§ Given task: Your task is to give the listing below back word for word, pictures excluded.
►
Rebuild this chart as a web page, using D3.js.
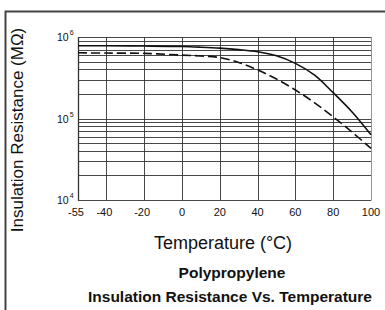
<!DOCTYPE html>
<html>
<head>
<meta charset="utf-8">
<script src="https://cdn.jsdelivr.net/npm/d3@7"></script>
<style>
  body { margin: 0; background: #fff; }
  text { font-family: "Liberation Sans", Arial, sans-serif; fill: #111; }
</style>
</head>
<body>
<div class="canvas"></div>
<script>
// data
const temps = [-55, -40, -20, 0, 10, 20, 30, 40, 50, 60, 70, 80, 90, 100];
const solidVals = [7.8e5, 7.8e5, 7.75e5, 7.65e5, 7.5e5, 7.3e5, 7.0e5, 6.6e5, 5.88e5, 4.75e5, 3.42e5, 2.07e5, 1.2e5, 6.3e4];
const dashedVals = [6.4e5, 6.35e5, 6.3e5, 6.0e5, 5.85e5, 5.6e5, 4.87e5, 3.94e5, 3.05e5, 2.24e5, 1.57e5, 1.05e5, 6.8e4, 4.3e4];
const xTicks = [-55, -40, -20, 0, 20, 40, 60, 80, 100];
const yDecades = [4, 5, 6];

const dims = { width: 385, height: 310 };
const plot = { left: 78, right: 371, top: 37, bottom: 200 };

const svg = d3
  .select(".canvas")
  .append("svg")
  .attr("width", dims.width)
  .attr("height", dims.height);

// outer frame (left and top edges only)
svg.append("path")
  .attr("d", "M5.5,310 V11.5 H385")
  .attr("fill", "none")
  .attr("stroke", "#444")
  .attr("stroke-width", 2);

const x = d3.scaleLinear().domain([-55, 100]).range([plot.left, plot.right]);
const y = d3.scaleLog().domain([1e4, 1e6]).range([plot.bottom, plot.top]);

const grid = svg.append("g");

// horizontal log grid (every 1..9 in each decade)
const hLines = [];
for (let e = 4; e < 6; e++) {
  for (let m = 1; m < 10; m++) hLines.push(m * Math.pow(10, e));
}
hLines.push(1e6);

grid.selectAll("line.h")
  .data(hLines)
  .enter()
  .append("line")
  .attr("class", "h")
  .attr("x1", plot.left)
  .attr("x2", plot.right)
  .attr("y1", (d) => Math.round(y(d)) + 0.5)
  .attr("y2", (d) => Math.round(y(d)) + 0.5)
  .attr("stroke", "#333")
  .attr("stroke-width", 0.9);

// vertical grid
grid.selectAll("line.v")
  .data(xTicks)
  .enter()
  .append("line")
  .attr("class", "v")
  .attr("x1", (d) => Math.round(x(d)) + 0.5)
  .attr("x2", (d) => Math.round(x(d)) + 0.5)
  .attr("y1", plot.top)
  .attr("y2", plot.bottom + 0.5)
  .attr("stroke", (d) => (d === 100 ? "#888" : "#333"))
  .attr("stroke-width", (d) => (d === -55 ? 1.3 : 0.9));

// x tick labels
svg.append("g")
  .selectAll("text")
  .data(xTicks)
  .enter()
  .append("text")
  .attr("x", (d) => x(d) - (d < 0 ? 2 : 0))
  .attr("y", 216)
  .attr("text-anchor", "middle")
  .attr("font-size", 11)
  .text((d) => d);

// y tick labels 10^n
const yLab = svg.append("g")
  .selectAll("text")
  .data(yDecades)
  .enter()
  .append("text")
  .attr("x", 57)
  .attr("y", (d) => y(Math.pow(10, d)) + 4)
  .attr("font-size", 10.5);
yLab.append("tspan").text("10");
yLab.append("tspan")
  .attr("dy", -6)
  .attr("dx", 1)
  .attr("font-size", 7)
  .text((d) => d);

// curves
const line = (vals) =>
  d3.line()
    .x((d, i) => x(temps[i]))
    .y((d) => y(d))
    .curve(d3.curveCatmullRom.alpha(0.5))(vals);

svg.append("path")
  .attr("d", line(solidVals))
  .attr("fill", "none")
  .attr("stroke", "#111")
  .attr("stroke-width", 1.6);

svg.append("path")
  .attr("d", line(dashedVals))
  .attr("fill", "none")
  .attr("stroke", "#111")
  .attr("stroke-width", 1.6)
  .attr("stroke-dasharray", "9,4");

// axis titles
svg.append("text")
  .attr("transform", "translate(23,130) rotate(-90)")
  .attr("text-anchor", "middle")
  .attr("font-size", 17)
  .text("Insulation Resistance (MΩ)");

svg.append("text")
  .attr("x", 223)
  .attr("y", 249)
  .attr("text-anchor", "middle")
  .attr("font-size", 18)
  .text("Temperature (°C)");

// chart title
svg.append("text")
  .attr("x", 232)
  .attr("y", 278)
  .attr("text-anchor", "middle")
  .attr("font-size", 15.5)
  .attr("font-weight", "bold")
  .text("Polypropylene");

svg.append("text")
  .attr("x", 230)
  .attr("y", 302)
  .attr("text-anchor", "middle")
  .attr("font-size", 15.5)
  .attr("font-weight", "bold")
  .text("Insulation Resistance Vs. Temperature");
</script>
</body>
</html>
◄
§ Response to the task:
Rebuild this chart as a web page, using D3.js.
<!DOCTYPE html>
<html>
<head>
<meta charset="utf-8">
<script src="https://cdn.jsdelivr.net/npm/d3@7"></script>
<style>
  body { margin: 0; background: #fff; }
  text { font-family: "Liberation Sans", Arial, sans-serif; fill: #111; }
</style>
</head>
<body>
<div class="canvas"></div>
<script>
// data
const temps = [-55, -40, -20, 0, 10, 20, 30, 40, 50, 60, 70, 80, 90, 100];
const solidVals = [7.8e5, 7.8e5, 7.75e5, 7.65e5, 7.5e5, 7.3e5, 7.0e5, 6.6e5, 5.88e5, 4.75e5, 3.42e5, 2.07e5, 1.2e5, 6.3e4];
const dashedVals = [6.4e5, 6.35e5, 6.3e5, 6.0e5, 5.85e5, 5.6e5, 4.87e5, 3.94e5, 3.05e5, 2.24e5, 1.57e5, 1.05e5, 6.8e4, 4.3e4];
const xTicks = [-55, -40, -20, 0, 20, 40, 60, 80, 100];
const yDecades = [4, 5, 6];

const dims = { width: 385, height: 310 };
const plot = { left: 78, right: 371, top: 37, bottom: 200 };

const svg = d3
  .select(".canvas")
  .append("svg")
  .attr("width", dims.width)
  .attr("height", dims.height);

// outer frame (left and top edges only)
svg.append("path")
  .attr("d", "M5.5,310 V11.5 H385")
  .attr("fill", "none")
  .attr("stroke", "#444")
  .attr("stroke-width", 2);

const x = d3.scaleLinear().domain([-55, 100]).range([plot.left, plot.right]);
const y = d3.scaleLog().domain([1e4, 1e6]).range([plot.bottom, plot.top]);

const grid = svg.append("g");

// horizontal log grid (every 1..9 in each decade)
const hLines = [];
for (let e = 4; e < 6; e++) {
  for (let m = 1; m < 10; m++) hLines.push(m * Math.pow(10, e));
}
hLines.push(1e6);

grid.selectAll("line.h")
  .data(hLines)
  .enter()
  .append("line")
  .attr("class", "h")
  .attr("x1", plot.left)
  .attr("x2", plot.right)
  .attr("y1", (d) => Math.round(y(d)) + 0.5)
  .attr("y2", (d) => Math.round(y(d)) + 0.5)
  .attr("stroke", "#333")
  .attr("stroke-width", 0.9);

// vertical grid
grid.selectAll("line.v")
  .data(xTicks)
  .enter()
  .append("line")
  .attr("class", "v")
  .attr("x1", (d) => Math.round(x(d)) + 0.5)
  .attr("x2", (d) => Math.round(x(d)) + 0.5)
  .attr("y1", plot.top)
  .attr("y2", plot.bottom + 0.5)
  .attr("stroke", (d) => (d === 100 ? "#888" : "#333"))
  .attr("stroke-width", (d) => (d === -55 ? 1.3 : 0.9));

// x tick labels
svg.append("g")
  .selectAll("text")
  .data(xTicks)
  .enter()
  .append("text")
  .attr("x", (d) => x(d) - (d < 0 ? 2 : 0))
  .attr("y", 216)
  .attr("text-anchor", "middle")
  .attr("font-size", 11)
  .text((d) => d);

// y tick labels 10^n
const yLab = svg.append("g")
  .selectAll("text")
  .data(yDecades)
  .enter()
  .append("text")
  .attr("x", 57)
  .attr("y", (d) => y(Math.pow(10, d)) + 4)
  .attr("font-size", 10.5);
yLab.append("tspan").text("10");
yLab.append("tspan")
  .attr("dy", -6)
  .attr("dx", 1)
  .attr("font-size", 7)
  .text((d) => d);

// curves
const line = (vals) =>
  d3.line()
    .x((d, i) => x(temps[i]))
    .y((d) => y(d))
    .curve(d3.curveCatmullRom.alpha(0.5))(vals);

svg.append("path")
  .attr("d", line(solidVals))
  .attr("fill", "none")
  .attr("stroke", "#111")
  .attr("stroke-width", 1.6);

svg.append("path")
  .attr("d", line(dashedVals))
  .attr("fill", "none")
  .attr("stroke", "#111")
  .attr("stroke-width", 1.6)
  .attr("stroke-dasharray", "9,4");

// axis titles
svg.append("text")
  .attr("transform", "translate(23,130) rotate(-90)")
  .attr("text-anchor", "middle")
  .attr("font-size", 17)
  .text("Insulation Resistance (MΩ)");

svg.append("text")
  .attr("x", 223)
  .attr("y", 249)
  .attr("text-anchor", "middle")
  .attr("font-size", 18)
  .text("Temperature (°C)");

// chart title
svg.append("text")
  .attr("x", 232)
  .attr("y", 278)
  .attr("text-anchor", "middle")
  .attr("font-size", 15.5)
  .attr("font-weight", "bold")
  .text("Polypropylene");

svg.append("text")
  .attr("x", 230)
  .attr("y", 302)
  .attr("text-anchor", "middle")
  .attr("font-size", 15.5)
  .attr("font-weight", "bold")
  .text("Insulation Resistance Vs. Temperature");
</script>
</body>
</html>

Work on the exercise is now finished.